Jason Skoda, an intern at The Gazette in 1995-96 and a full-time employee from 2001-04 who has been a sportswriter in Arizona for the last 14 years, cited Szudlo’s uncanny ability to adapt and utilize her reporters’ strengths.

“She is like that high school football coach who has adjusted his offensive system every year based on the personnel,” he said. “She didn’t keep running the wing-T when she had a couple of 6-foot-3 wide receivers on the outside. Betty always used everyone to the best of their strength and fostered confidence in young reporters. … She was the most even-tempered boss I’ve ever had in my 25 years in the industry.”

Former full-time reporter Brad Bournival, who remains a regular contributor to the sports section, called Szudlo “the ultimate” boss.

“There isn’t an easier person to talk to,” he said. “If you had a concern, she listened and offered a solution. If you had an idea for a story,

99 percent of the time she was going to let you pursue it.”

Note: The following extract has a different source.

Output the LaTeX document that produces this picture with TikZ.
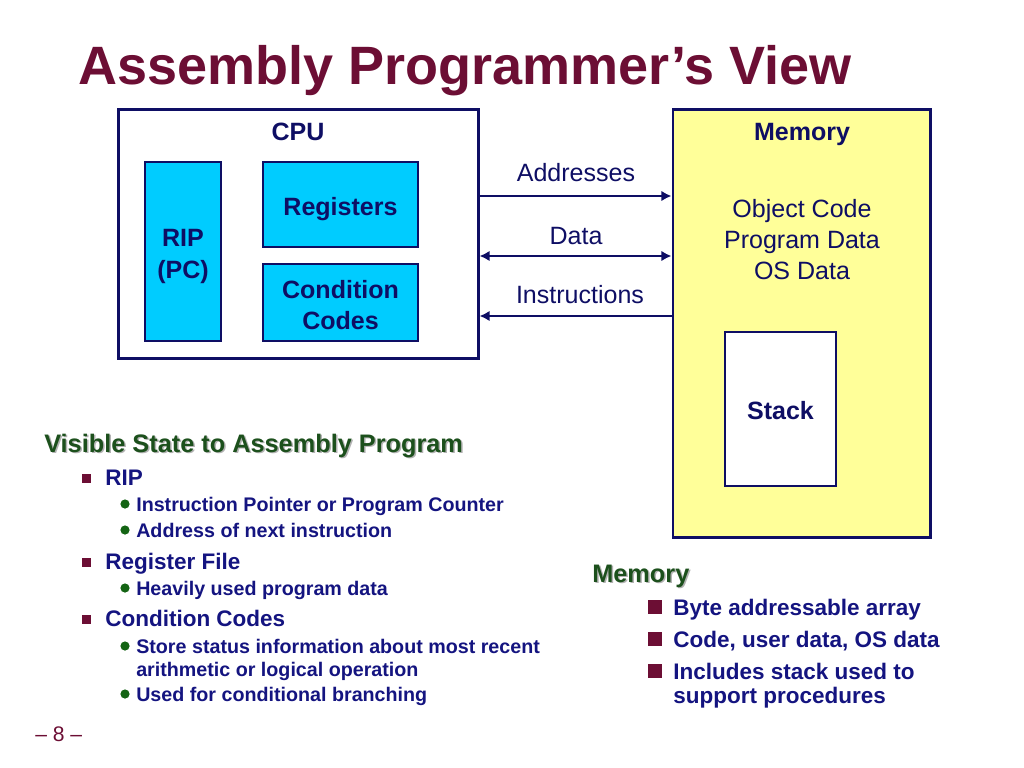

Andy Call, who worked at The Gazette from 1987-89 and is now employed in the marketing department at Wright State University, recalled a time when he was spending way too much time on a minor story that wasn’t going to be of much interest to many readers.

“Betty looked up at me and said, with as much kindness as she could muster, ‘My mother knows about this event. That doesn’t mean she cares about it or wants to know more than she already knows,’ ” Call said. “In hindsight, Betty was right — and so was her mother.

“But on those rare occasions, Betty was never patronizing or demeaning. Even when she was right, she didn’t remind you of it. Betty was too good of a person for that.”

Szudlo, who lives on

75 acres in Westfield Township, plans to devote her new-found free time to photography — she specializes in taking pictures of nature and wildlife — and Golden Retrievers In Need, among other things.

She’ll also be keeping an eye on the sports department and county athletes, of course.

“It was a dream job,” Szudlo said of her 45 years at The Gazette. “When you get paid to cover sports, that’s a dream job. It’s something I had wanted to do since I was a kid, and it worked out pretty well.”